Give your pdf a filename similar to the subject header, e.g.:
	hyman_alt8_abstract.pdf

Categories of submission:
	Individual oral presentations (single or multiple author).  20 minutes +
10 minutes for discussion.
	Posters.  One or more poster sessions will be organized, depending on
demand.
	Oral or poster.  This means you prefer an oral presentation but can also
do a poster.  If there are more good abstracts than we can accommodate,
the Program Committee will schedule some as posters.

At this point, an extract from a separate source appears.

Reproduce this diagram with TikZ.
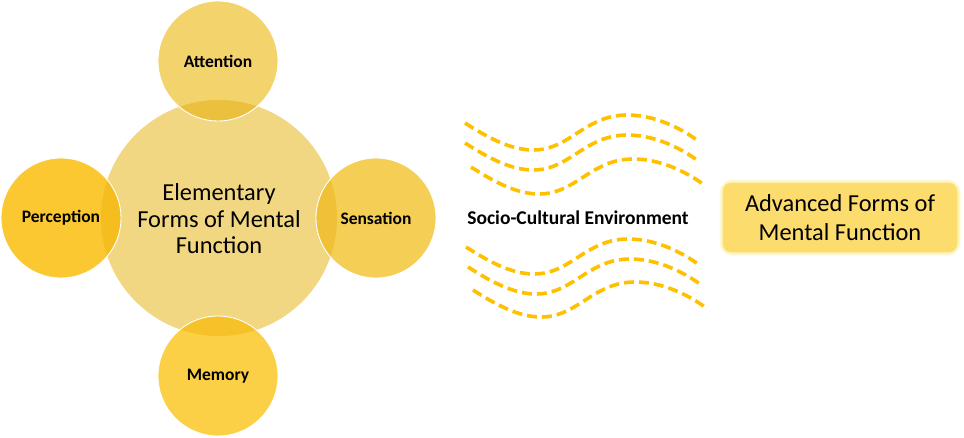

	If you choose either category "poster" or "oral or poster" you will
increase your chances of acceptance.
	Workshops.   Both the sense of the 2007 meeting and the realities of
competition for rooms during the busy UC Berkeley summer session dictate
that we have very few workshops during ALT 8.  (A workshop is a
thematically unified organized session held at the same time as other
sessions.)  We will probably schedule all workshops during the same time,
likely Sunday afternoon, July 26.  Please note the following policies:
	Each workshop presenter sends in an abstract for their presentation.  The
workshop organizer also sends in an abstract for the workshop, about half
a page to a page in length.  (Workshop organizers can collect the
individual abstracts and attach them all to a single submission email, or
have their presenters send in their own individual abstracts.  Either way
is OK.)
	Each abstract will be reviewed in the same way as non-workshop individual
papers, and will be individually accepted or not.  The whole workshop
abstract will also be competitively reviewed.  If all the individual
abstracts and the workshop abstract are accepted, the workshop will be
scheduled as a workshop.  If not, the accepted papers will be scheduled
as regular individual presentations (and may be scheduled together, as we
will aim for thematic unity of conference sessions where possible).  In
the case of a close call (e.g. a workshop with all but one presentation
accepted; all presentations accepted but workshop proposal not accepted;
etc.) the Program Committee will try to resolve things in as
member-friendly a way as possible.
	Maximum number of papers per workshop:  6 (or 5 if the introduction is
more than a few sentences).  A workshop must fit into a 3-hour time slot.

	TPI posters:  Typology and public interest.  Meeting on a large busy
campus during the LSA Institute and the general Summer Session gives
typologists an opportunity to communicate to non-typologists and
non-linguistics why and how typology is interesting and what important
discoveries are being made in typology.  Therefore we plan to schedule an
over-quota TPI poster and if possible a competition to pick the posters
(TPI and other) that do the best job of communicating the interest of
typology and/or typological phenomena of interest, and display the
winners for a longer time in a prominent display cabinet in one of the
important campus buildings.  By "over quota" we mean that TPI posters can
be a second single-author abstract.  With this TPI poster session and
competition we hope to inspire members to mobilize their graphic,
communicative, and analytic skills to produce compelling posters on such
topics as:
	• Typological rarities and other phenomena of interest, previously
published or not.  These might include findings from recent fieldwork for
which you have a squib-like presentation, phenomena noted in published
literature, proposed correlations, etc.
	• Public communications making clear in not-too-technical terms the
interest of something you have already published or are publishing (or
e.g. presenting at this conference).
	• Examples of best practice in typological work
	• Demonstrations of software and its applications
	• Teaching materials, curriculum, etc.